Autoexilio, Venezuela y migajas
He visto a las mejores mentes de mi generación
destruidas por la locura,
hambrientas, histéricas, desnudas.
–Allen
Ginsberg, El aullido–
Ángel, acuarela sobre papel, 2012 |
Esta mañana me desperté con ese poema de Ginsberg en la
cabeza. Miraba hacia atrás buscando a mis pares y lo vi allí entre las frases
que, como un río de Bourbon, salían de la pluma del poeta beat.
Que fueron expulsados
de la academia, decía. Y yo pensaba en esa mente magnífica que he conocido
tratando de sobrevivir dentro de unas paredes que encorsetaban sus inquietudes. Ese par que se desfogaba con la
cerveza en la mano y con el que se podía, entonces sí y sólo así, hablar de
cualquier cosa sin pudor.
Hoy es un día trágico. Los poderes fácticos, los reales, los
que no tienen que ver con el amor a la sabiduría -cosa
que me atañe por definición-, esos poderes de
amenaza de muerte van deshaciendo poco a poco lo que a muchas generaciones les
tomó tanto tiempo construir. La casa que ahuyenta las sombras finalmente ha
cedido a las sombras y por suerte o por desgracia ya tú no estás allí. Pero si tú no estás, si yo no estoy, ¿quién
queda? ¿los que apagaron la luz?
El dolor me come cuando pienso que somos esa primera
generación de profesionales, esa por la que nuestras familias hicieron numerosos
sacrificios, una generación de gente hecha a si misma –el famoso self made man americano. Una generación
más al estilo de Páez que de Bolívar, un
batallón perdido de conversadores platónicos, dice Ginsberg. Todos hicimos
nuestros deberes y pensamos que la mejor forma de pagar lo que nuestros padres
y nuestro país nos había dado era formar ciudadanos libres, críticos,
pensantes. Pensamos –y lo hicimos– en atrevernos a pensar sin importar las consecuencias y
aquí nos tienes en el autoexilio, solos y desmembrados mientras intentamos
encontrar un suelo fértil en el cual florecer. Y fuera, en ese mundo que
desconfía de nosotros no se imaginan que somos aquellos que hablaron setenta horas sin parar, como
si Ginsberg nos hubiera escuchado.
Mi país se va esfumando, cada vez que leo lo que sucede, una
herida profunda vuelve a sangrar. Sangro recuerdos pero también conocimiento,
sangro filosofía y lecturas, poemas, pintura. Sangro amores perdidos. Sangro
paisajes y colores. Sangro esperanza.
Hoy no tengo consuelo. Hoy entiendo a los intelectuales que
nos llegaron desde las dictaduras argentinas, chilenas y españolas. Hoy
recuerdo cómo los recibimos esos jóvenes curiosos y morenos, quemados y besados
por el sol del Caribe con tanta pasión por delante y con ganas de saber. Hoy
supongo que sólo así mitigamos el dolor de aquellos que vinieron a refugiarse
en aquel país pacífico y curioso llamado Venezuela. Esos maestros que tuve
encontraron allí el descanso del navegante y algunos una segunda patria. Esas hermosas universidades con sus inmensos verdes llenos de vida, de risa, de
camaradería a ritmo de salsa, abrieron sus puertas para ellos.

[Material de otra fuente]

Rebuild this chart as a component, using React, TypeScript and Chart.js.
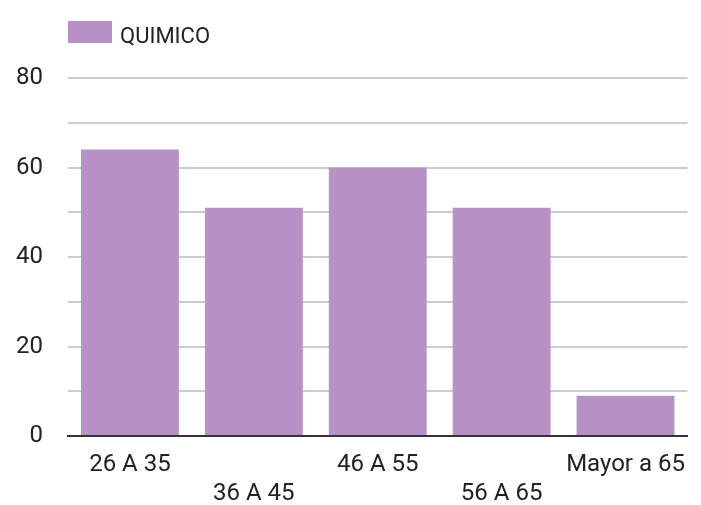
import React, { useEffect, useRef } from "react";
import { Chart, registerables } from "chart.js";

Chart.register(...registerables);

const categories = ["26 A 35", "36 A 45", "46 A 55", "56 A 65", "Mayor a 65"];
const seriesName = "QUIMICO";
const quimicoValues = [64, 51, 60, 51, 9];
const yTickLabels = [0, 20, 40, 60, 80];

const BAR_COLOR = "#b891c6";
const TEXT_COLOR = "#222222";
const FONT = "Roboto";

const legendPlugin = {
  id: "customLegend",
  afterDraw(chart: any) {
    const ctx = chart.ctx;
    const left = chart.chartArea.left;
    ctx.save();
    ctx.fillStyle = BAR_COLOR;
    ctx.fillRect(left, 21, 44, 22);
    ctx.fillStyle = TEXT_COLOR;
    ctx.font = `22px ${FONT}`;
    ctx.textBaseline = "alphabetic";
    ctx.textAlign = "left";
    ctx.fillText(seriesName, left + 52, 43);
    ctx.restore();
  },
};

export default function App() {
  const ref = useRef<HTMLCanvasElement | null>(null);
  useEffect(() => {
    document.body.style.margin = "0";
    if (!ref.current) return;
    const labels = categories.map((c, i) => (i % 2 === 0 ? [c] : ["", c]));
    const chart = new Chart(ref.current, {
      type: "bar",
      data: {
        labels,
        datasets: [
          {
            label: seriesName,
            data: quimicoValues,
            backgroundColor: BAR_COLOR,
            borderWidth: 0,
            categoryPercentage: 0.79,
            barPercentage: 1,
          },
        ],
      },
      options: {
        animation: false,
        responsive: false,
        maintainAspectRatio: false,
        layout: { autoPadding: false, padding: { top: 78, right: 11, bottom: 0, left: 0 } },
        plugins: {
          legend: { display: false },
          tooltip: { enabled: false },
        },
        scales: {
          x: {
            grid: { display: false, drawTicks: false },
            border: { display: true, color: "#333333", width: 2 },
            ticks: {
              color: TEXT_COLOR,
              font: { family: FONT, size: 24, lineHeight: 1.2 },
              padding: 15,
              maxRotation: 0,
              autoSkip: false,
            },
            afterFit(scale: any) {
              scale.height = 69;
            },
          },
          y: {
            min: 0,
            max: 80,
            grid: {
              color: "#cccccc",
              lineWidth: 2,
              drawTicks: false,
            },
            border: { display: false },
            ticks: {
              stepSize: 10,
              color: TEXT_COLOR,
              font: { family: FONT, size: 24 },
              padding: 25,
              callback: (v: any) => (yTickLabels.includes(Number(v)) ? String(v) : ""),
            },
            afterFit(scale: any) {
              scale.width = 68;
            },
          },
        },
      },
      plugins: [legendPlugin],
    });
    return () => chart.destroy();
  }, []);
  return (
    <div style={{ width: 701, height: 505 }}>
      <canvas ref={ref} width={701} height={505} style={{ display: "block" }} />
    </div>
  );
}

Pero, hoy a ti y a mí nos toca ir en busca de alguno que
confíe en aquel viejo trueque en el que yo vengo aquí a devolver lo que el maestro
extranjero me dio: su saber y su amor por el conocimiento, y su autoexilio que
yo compensé con agradecimiento.
Y sigamos con Ginsberg, amigo, no olvidemos que todo hombre es un ángel.